Pihak Freeport pun sangat menyadari praktek distribusi uang
centeng, dengan tujuan kelangsungan dan kelanggengan
pengerukan emas, tembaga hingga uranium dari tanah Papua.
Pengakuan pihak Freeport telah memberikan uang pengamanan
sebesar 14 juta USD setiap tahun kepada pihak kepolisian,
hanyalah salah satu alokasi dana yang tidak masuk resmi ke kas
negara.
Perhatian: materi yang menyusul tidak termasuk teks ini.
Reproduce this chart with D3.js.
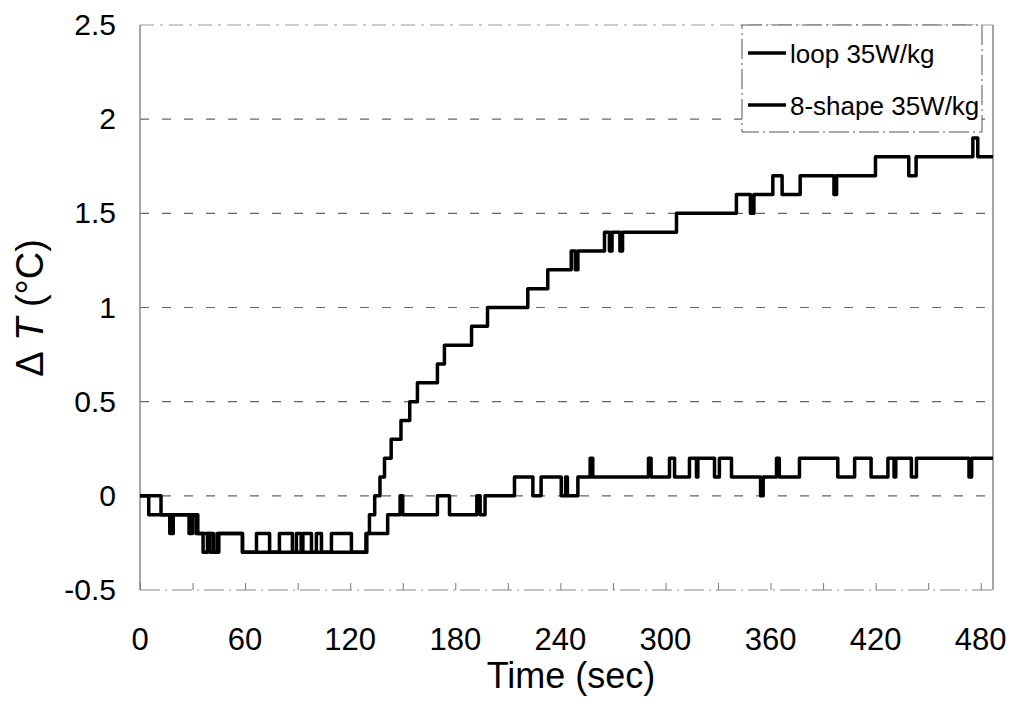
<!DOCTYPE html>
<html>
<head>
<meta charset="utf-8">
<script src="https://cdn.jsdelivr.net/npm/d3@7"></script>
<style>
	body { margin: 0; background: #fff; }
	text { font-family: Arial, "Liberation Sans", sans-serif; fill: #000; }
</style>
</head>
<body>
<div id="plot"></div>
<script>
// step data: [time (sec), dT (C)], value holds until next point
var loopSteps = [[0,0],[12,-0.1],[17,-0.2],[19,-0.1],[32,-0.2],[36,-0.3],[38.5,-0.2],[42,-0.3],[45,-0.2],[58.5,-0.3],
	[129,-0.2],[131,-0.1],[134,0],[137,0.1],[139.6,0.2],[143.4,0.3],[149,0.4],[154,0.5],[158.4,0.6],[169.8,0.7],
	[173.8,0.8],[189.3,0.9],[198.4,1.0],[221.4,1.1],[232.8,1.2],[246.2,1.3],[248.5,1.2],[250,1.3],[265.2,1.4],
	[268,1.3],[269.5,1.4],[274,1.3],[275.5,1.4],[306.3,1.5],[340.5,1.6],[348.5,1.5],[350.5,1.6],[361.3,1.7],
	[366.6,1.6],[376.9,1.7],[396.2,1.6],[397.7,1.7],[419.9,1.8],[438.9,1.7],[443.1,1.8],[475.5,1.9],[478.3,1.8],[487,1.8]];

var shapeSteps = [[0,0],[5,-0.1],[28,-0.2],[30,-0.1],[33,-0.2],[40,-0.3],[44,-0.2],[58.5,-0.3],[66.5,-0.2],[74,-0.3],
	[79.6,-0.2],[87,-0.3],[89.3,-0.2],[92,-0.3],[93,-0.2],[97.9,-0.3],[100.7,-0.2],[103.6,-0.3],[109.3,-0.2],[120.7,-0.3],
	[129.5,-0.2],[141.4,-0.1],[148.5,0],[150,-0.1],[169.8,0],[176.7,-0.1],[192.3,0],[194.2,-0.1],[197,0],[213.8,0.1],
	[224.3,0],[229,0.1],[240.5,0],[243,0.1],[244,0],[250,0.1],[257,0.2],[258.5,0.1],[290.3,0.2],[291.8,0.1],
	[302.3,0.2],[305.2,0.1],[313.7,0.2],[317.7,0.1],[318.5,0.2],[328,0.1],[330.8,0.2],[337.7,0.1],[354.3,0],[355.8,0.1],
	[363.4,0.2],[365,0.1],[376.5,0.2],[398.4,0.1],[408,0.2],[417.4,0.1],[427,0.2],[430.5,0.1],[431.5,0.2],[440.4,0.1],
	[443.3,0.2],[473.3,0.1],[474.8,0.2],[487,0.2]];

var seriesNames = ["loop 35W/kg", "8-shape 35W/kg"];
var xTicks = [0, 60, 120, 180, 240, 300, 360, 420, 480];
var xMinor = [30, 90, 150, 210, 270, 330, 390, 450];
var yTicks = [-0.5, 0, 0.5, 1, 1.5, 2, 2.5];
var yGrid = [0, 0.5, 1, 1.5, 2];

var svg = d3.select("#plot").append("svg")
	.attr("width", 1013)
	.attr("height", 707);

var x = d3.scaleLinear().domain([0, 487]).range([140, 993]);
var y = d3.scaleLinear().domain([-0.5, 2.5]).range([590, 25]);

// dashed grid
svg.selectAll("line.grid").data(yGrid).enter().append("line")
	.attr("class", "grid")
	.attr("x1", x(0)).attr("x2", x(487))
	.attr("y1", function(d){return y(d);})
	.attr("y2", function(d){return y(d);})
	.style("stroke", "#666")
	.style("stroke-width", 1.2)
	.style("stroke-dasharray", "9,13");

// frame
svg.append("line").attr("x1", x(0)).attr("x2", x(487)).attr("y1", y(2.5)).attr("y2", y(2.5))
	.style("stroke", "#999").style("stroke-dasharray", "14,6,3,6");
svg.append("line").attr("x1", x(0)).attr("x2", x(487)).attr("y1", y(-0.5)).attr("y2", y(-0.5))
	.style("stroke", "#888").style("stroke-dasharray", "20,5,2,5");
svg.append("line").attr("x1", x(0)).attr("x2", x(0)).attr("y1", y(2.5)).attr("y2", y(-0.5))
	.style("stroke", "#888").style("stroke-width", 1.5);
svg.append("line").attr("x1", x(487)).attr("x2", x(487)).attr("y1", y(2.5)).attr("y2", y(-0.5))
	.style("stroke", "#888").style("stroke-width", 1.5);

var xAxis = svg.append("g")
	.attr("transform", "translate(0," + y(-0.5) + ")")
	.call(d3.axisBottom(x).tickValues(xTicks.concat(xMinor)).tickSize(-7).tickFormat(""));
xAxis.select(".domain").remove();
xAxis.selectAll(".tick line").style("stroke", "#777");

svg.selectAll("text.xlab").data(xTicks).enter().append("text")
	.attr("class", "xlab")
	.attr("x", function(d){return x(d);})
	.attr("y", 650)
	.attr("text-anchor", "middle")
	.style("font-size", "31px")
	.text(function(d){return d;});

svg.selectAll("text.ylab").data(yTicks).enter().append("text")
	.attr("class", "ylab")
	.attr("x", 116)
	.attr("y", function(d){return y(d) + 10;})
	.attr("text-anchor", "end")
	.style("font-size", "30px")
	.text(function(d){return d;});

svg.append("text")
	.attr("x", 571).attr("y", 688)
	.attr("text-anchor", "middle")
	.style("font-size", "36px")
	.text("Time (sec)");

var yTitle = svg.append("text")
	.attr("transform", "translate(43,308) rotate(-90)")
	.attr("text-anchor", "middle")
	.style("font-size", "38px");
yTitle.append("tspan").text("\u0394");
yTitle.append("tspan").style("font-style", "italic").text(" T");
yTitle.append("tspan").text(" (\u00B0C)");

var line = d3.line()
	.x(function(d){return x(d[0]);})
	.y(function(d){return y(d[1]);})
	.curve(d3.curveStepAfter);

svg.selectAll("path.series").data([loopSteps, shapeSteps]).enter().append("path")
	.attr("class", "series")
	.attr("d", line)
	.style("fill", "none")
	.style("stroke", "#000")
	.style("stroke-width", 3.5)
	.style("stroke-linejoin", "round");

// legend
svg.append("rect")
	.attr("x", 742).attr("y", 25).attr("width", 240).attr("height", 107)
	.style("fill", "#fff")
	.style("stroke", "#555")
	.style("stroke-dasharray", "20,4,2,4");

var leg = svg.selectAll("g.leg").data(seriesNames).enter().append("g")
	.attr("class", "leg")
	.attr("transform", function(d, i){return "translate(0," + (53 + i * 52) + ")";});
leg.append("line")
	.attr("x1", 748).attr("x2", 786).attr("y1", 0).attr("y2", 0)
	.style("stroke", "#000").style("stroke-width", 3.5);
leg.append("text")
	.attr("x", 790).attr("y", 10)
	.style("font-size", "26px")
	.text(function(d){return d;});
</script>
</body>
</html>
Diyakini, uang centeng dari Freeport, juga mengalir ke
pihak tentara, Pemda hingga elit penguasa lokal dan pusat.
Kisruh Freeport yang kini masih berlangsung, memang telah
mengganggu kenyamanan kelompok centeng yang menari di atas
penderitaan bahkan nyawa rakyat Papua, maupun buruh
tambang yang gigih memperjuangkan haknya.
Bahkan upaya Presiden SBY membentuk Unit Percepatan
Pembangunan di Papua dan Papua Barat (UP4B) yang dikepalai
Bambang Darmono, ditengarai hanya akal-akalan untuk
menetralisir memburuknya situasi di bumi Cendrawasih, sekaligus
alat mengatur penampungan aliran uang centeng dari Freeport
yang terus mengalir, entah sampai kapan.